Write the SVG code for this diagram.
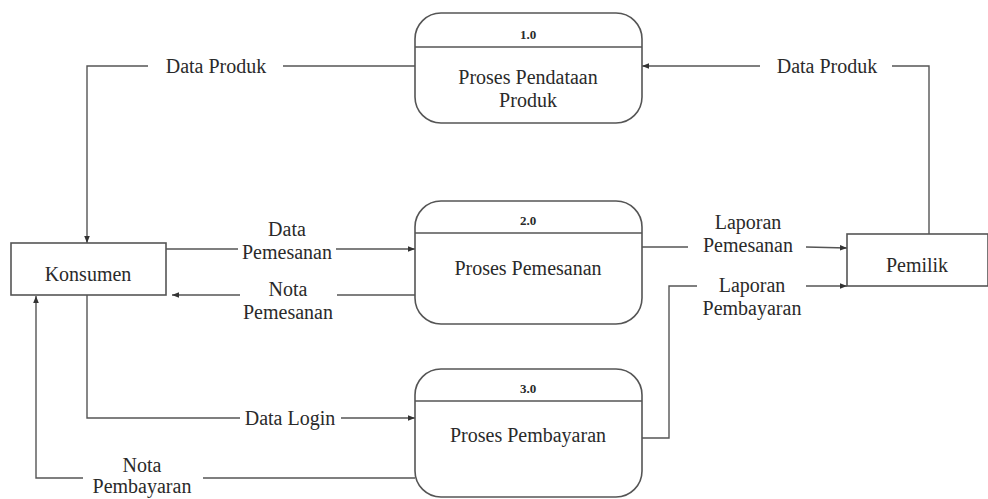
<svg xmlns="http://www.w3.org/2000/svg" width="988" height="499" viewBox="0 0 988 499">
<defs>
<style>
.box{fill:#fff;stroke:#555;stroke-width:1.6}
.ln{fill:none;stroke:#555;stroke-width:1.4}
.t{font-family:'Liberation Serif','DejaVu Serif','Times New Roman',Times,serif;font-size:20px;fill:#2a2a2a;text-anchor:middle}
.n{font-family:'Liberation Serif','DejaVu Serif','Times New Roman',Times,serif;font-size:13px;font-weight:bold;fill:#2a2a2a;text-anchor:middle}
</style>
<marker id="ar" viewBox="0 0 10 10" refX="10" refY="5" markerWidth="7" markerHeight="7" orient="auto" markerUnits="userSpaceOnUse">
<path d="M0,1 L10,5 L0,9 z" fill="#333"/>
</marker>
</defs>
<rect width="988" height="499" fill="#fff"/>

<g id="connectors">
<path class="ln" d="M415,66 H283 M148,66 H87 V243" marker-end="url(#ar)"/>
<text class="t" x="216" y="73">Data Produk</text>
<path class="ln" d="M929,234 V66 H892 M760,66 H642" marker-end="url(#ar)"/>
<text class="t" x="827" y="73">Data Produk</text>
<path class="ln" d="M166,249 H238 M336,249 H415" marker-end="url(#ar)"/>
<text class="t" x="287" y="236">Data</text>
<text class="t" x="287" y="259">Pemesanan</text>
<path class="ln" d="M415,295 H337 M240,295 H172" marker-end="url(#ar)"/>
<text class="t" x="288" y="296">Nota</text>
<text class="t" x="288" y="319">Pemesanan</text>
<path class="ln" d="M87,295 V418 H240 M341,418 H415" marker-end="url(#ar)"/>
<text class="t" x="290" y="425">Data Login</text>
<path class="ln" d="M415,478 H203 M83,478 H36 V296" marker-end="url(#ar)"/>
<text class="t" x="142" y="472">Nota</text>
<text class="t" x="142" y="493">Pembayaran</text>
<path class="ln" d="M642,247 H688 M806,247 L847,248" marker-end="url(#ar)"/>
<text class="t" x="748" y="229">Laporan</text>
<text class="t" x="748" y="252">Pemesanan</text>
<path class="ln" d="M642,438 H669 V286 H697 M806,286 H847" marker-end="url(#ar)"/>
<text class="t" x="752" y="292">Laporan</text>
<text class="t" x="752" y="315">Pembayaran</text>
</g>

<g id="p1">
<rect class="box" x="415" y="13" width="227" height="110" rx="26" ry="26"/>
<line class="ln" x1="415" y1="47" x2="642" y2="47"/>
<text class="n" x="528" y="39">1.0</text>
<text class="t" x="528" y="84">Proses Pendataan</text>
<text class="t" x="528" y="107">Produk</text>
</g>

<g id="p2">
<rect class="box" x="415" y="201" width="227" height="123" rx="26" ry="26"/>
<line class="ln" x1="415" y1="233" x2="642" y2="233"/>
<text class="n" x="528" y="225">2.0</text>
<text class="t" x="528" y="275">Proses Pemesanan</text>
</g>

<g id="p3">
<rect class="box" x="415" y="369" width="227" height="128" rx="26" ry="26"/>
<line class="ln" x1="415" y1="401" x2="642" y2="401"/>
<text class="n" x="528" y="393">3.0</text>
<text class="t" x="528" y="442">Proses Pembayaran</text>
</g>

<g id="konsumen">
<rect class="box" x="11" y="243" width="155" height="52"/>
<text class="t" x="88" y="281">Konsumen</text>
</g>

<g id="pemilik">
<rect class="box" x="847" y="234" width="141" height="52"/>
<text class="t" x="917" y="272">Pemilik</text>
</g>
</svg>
• • •
### The request:
Reproduce the material word for word, minus the images.

### Task solution:
Write the SVG code for this diagram.
<svg xmlns="http://www.w3.org/2000/svg" width="988" height="499" viewBox="0 0 988 499">
<defs>
<style>
.box{fill:#fff;stroke:#555;stroke-width:1.6}
.ln{fill:none;stroke:#555;stroke-width:1.4}
.t{font-family:'Liberation Serif','DejaVu Serif','Times New Roman',Times,serif;font-size:20px;fill:#2a2a2a;text-anchor:middle}
.n{font-family:'Liberation Serif','DejaVu Serif','Times New Roman',Times,serif;font-size:13px;font-weight:bold;fill:#2a2a2a;text-anchor:middle}
</style>
<marker id="ar" viewBox="0 0 10 10" refX="10" refY="5" markerWidth="7" markerHeight="7" orient="auto" markerUnits="userSpaceOnUse">
<path d="M0,1 L10,5 L0,9 z" fill="#333"/>
</marker>
</defs>
<rect width="988" height="499" fill="#fff"/>

<g id="connectors">
<path class="ln" d="M415,66 H283 M148,66 H87 V243" marker-end="url(#ar)"/>
<text class="t" x="216" y="73">Data Produk</text>
<path class="ln" d="M929,234 V66 H892 M760,66 H642" marker-end="url(#ar)"/>
<text class="t" x="827" y="73">Data Produk</text>
<path class="ln" d="M166,249 H238 M336,249 H415" marker-end="url(#ar)"/>
<text class="t" x="287" y="236">Data</text>
<text class="t" x="287" y="259">Pemesanan</text>
<path class="ln" d="M415,295 H337 M240,295 H172" marker-end="url(#ar)"/>
<text class="t" x="288" y="296">Nota</text>
<text class="t" x="288" y="319">Pemesanan</text>
<path class="ln" d="M87,295 V418 H240 M341,418 H415" marker-end="url(#ar)"/>
<text class="t" x="290" y="425">Data Login</text>
<path class="ln" d="M415,478 H203 M83,478 H36 V296" marker-end="url(#ar)"/>
<text class="t" x="142" y="472">Nota</text>
<text class="t" x="142" y="493">Pembayaran</text>
<path class="ln" d="M642,247 H688 M806,247 L847,248" marker-end="url(#ar)"/>
<text class="t" x="748" y="229">Laporan</text>
<text class="t" x="748" y="252">Pemesanan</text>
<path class="ln" d="M642,438 H669 V286 H697 M806,286 H847" marker-end="url(#ar)"/>
<text class="t" x="752" y="292">Laporan</text>
<text class="t" x="752" y="315">Pembayaran</text>
</g>

<g id="p1">
<rect class="box" x="415" y="13" width="227" height="110" rx="26" ry="26"/>
<line class="ln" x1="415" y1="47" x2="642" y2="47"/>
<text class="n" x="528" y="39">1.0</text>
<text class="t" x="528" y="84">Proses Pendataan</text>
<text class="t" x="528" y="107">Produk</text>
</g>

<g id="p2">
<rect class="box" x="415" y="201" width="227" height="123" rx="26" ry="26"/>
<line class="ln" x1="415" y1="233" x2="642" y2="233"/>
<text class="n" x="528" y="225">2.0</text>
<text class="t" x="528" y="275">Proses Pemesanan</text>
</g>

<g id="p3">
<rect class="box" x="415" y="369" width="227" height="128" rx="26" ry="26"/>
<line class="ln" x1="415" y1="401" x2="642" y2="401"/>
<text class="n" x="528" y="393">3.0</text>
<text class="t" x="528" y="442">Proses Pembayaran</text>
</g>

<g id="konsumen">
<rect class="box" x="11" y="243" width="155" height="52"/>
<text class="t" x="88" y="281">Konsumen</text>
</g>

<g id="pemilik">
<rect class="box" x="847" y="234" width="141" height="52"/>
<text class="t" x="917" y="272">Pemilik</text>
</g>
</svg>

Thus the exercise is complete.